While internal ANC dynamics and the very ‘soft’ Ramaphosa victory were obvious contributory factors, the trade-offs are still an inhibiting factor to a full fumigation of the era of rot.
Not to mention the optics of former president Zuma seated and beaming at the ANC’s 2019 elections workshop as though nothing has changed. Again, the mixed signals diluted the ‘renewal’ approach that provided Ramaphosa with such a kickstart only 14 days ago.
But both the budget and the Cabinet reshuffle were compromises that were still largely acceptable within President Ramaphosa’s new style of inclusive government. The ‘Ramaphosa effect’ could withstand some degree of dissatisfaction on both accounts and come out still with its message of promise and hope intact.
That was the case until Tuesday last week when – on the back of an EFF motion in favour of land expropriation without compensation – the ANC was forced into a political corner and, with amendments, voted with the EFF.
Malema now calling the shots
It might have been a piece of sublime tactical politics from Julius Malema, but it was also a very weak hand played by the ANC. Suddenly, the party became a follower rather than a leader. Within an afternoon – despite the change of semantics in the resolution – it was Malema who was calling the shots.
Within a day, the EFF leader was even fielding questions from an ever-sycophantic media – as if he held the key to the passing of any constitutional amendment.

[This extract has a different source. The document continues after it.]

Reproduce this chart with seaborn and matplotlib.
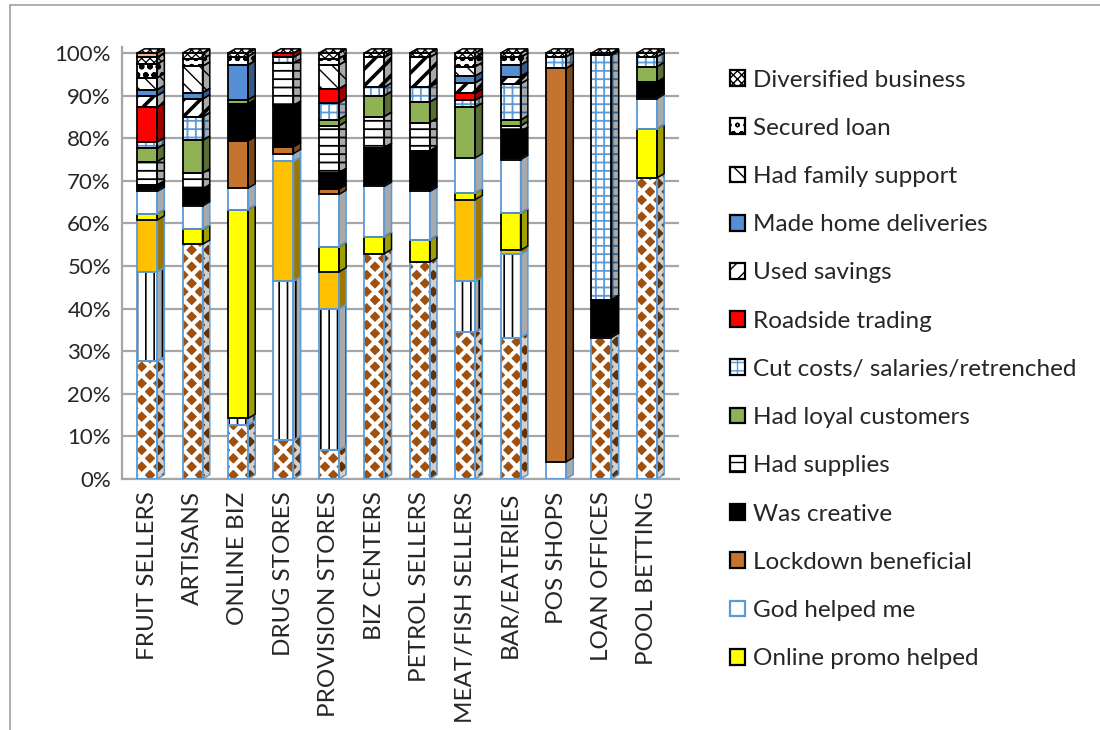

And technically he does, as his numbers are needed by the ANC to enable this. Malema might have been looking a little shellshocked once Jacob Zuma was ousted – after all, the ‘gift that kept on giving’ was no longer there. But suddenly, his role as kingmaker was back in play.
And there’s the rub. While legal brains will no doubt ponder upon a host of wording options for any constitutional amendment in an effort at urgent damage control as confidence in the economy and adherence of the Constitution take a dangerous pounding, there has been a disturbing lack of leadership from the ANC on the broader debate.
It’s all been left to Malema – no doubt just the way he likes it.
For an issue as potentially damaging and divisive as this, the softly-softly reassurance from Ramaphosa has been weak. With an 8% party (the EFF) dictating the narrative, Ramaphosa needs to substantially up his own rhetoric. Similarly, the almost embarrassingly weak comfort from newly reappointed Finance Minister Nhanhla Nene just got lost as Malema pounded his message home.
And, as if that was not enough, Malema’s linkage of the land issue to his desire to unseat Nelson Mandela mayor Athol Trollip was filled with racial invective, elevated even by his (Malema’s) own standards.
Such language is not only a direct contradiction to the spirit of the new Ramaphosa era, but the ‘cooperation’ between the ANC and EFF on the expropriation matter lends added credibility to the Malema world view – especially in the absence of any leadership by Ramaphosa on this matter.
But perhaps Ramaphosa just cannot provide the necessary reassurance. Remember that at Nasrec in December, the ANC’s land debate was so fiery that competing factions were physically at each other’s throat.
With the EFF pressing the ANC’s most sensitive buttons on this issue – and Ramaphosa just too timid to frame the debate in the face of increasing EFF provocation - South Africa’s brief honeymoon with the new president is more vulnerable.
One can surely not disagree with President Ramaphosa that the issue of land needs to be clarified once and for all – after all, it can gnaw away at the tenuous goodwill achieved. But it is equally the responsibility of the majority party to frame a debate within the context of a deeply divided nation becoming dangerously more divided day by day on this very issue.
President Ramaphosa should know that pleasant platitudes might just not be enough when it comes to fending off the Malema factor, who clearly smells blood by dominating this narrative.
Ramaphosa therefore faces an early and exceptionally serious challenge. In framing the debate, he has to distance himself from the increasingly vocal racial undertones and from those who view a simple (and populist) constitutional amendment as an invitation to undo the post-1990 reconciliation compromise with a series of potential unintended and deeply damaging consequences.
After only a few weeks in office, playing ‘nice’ might not be enough any more. But whether his own party will let him lead, is entirely another question.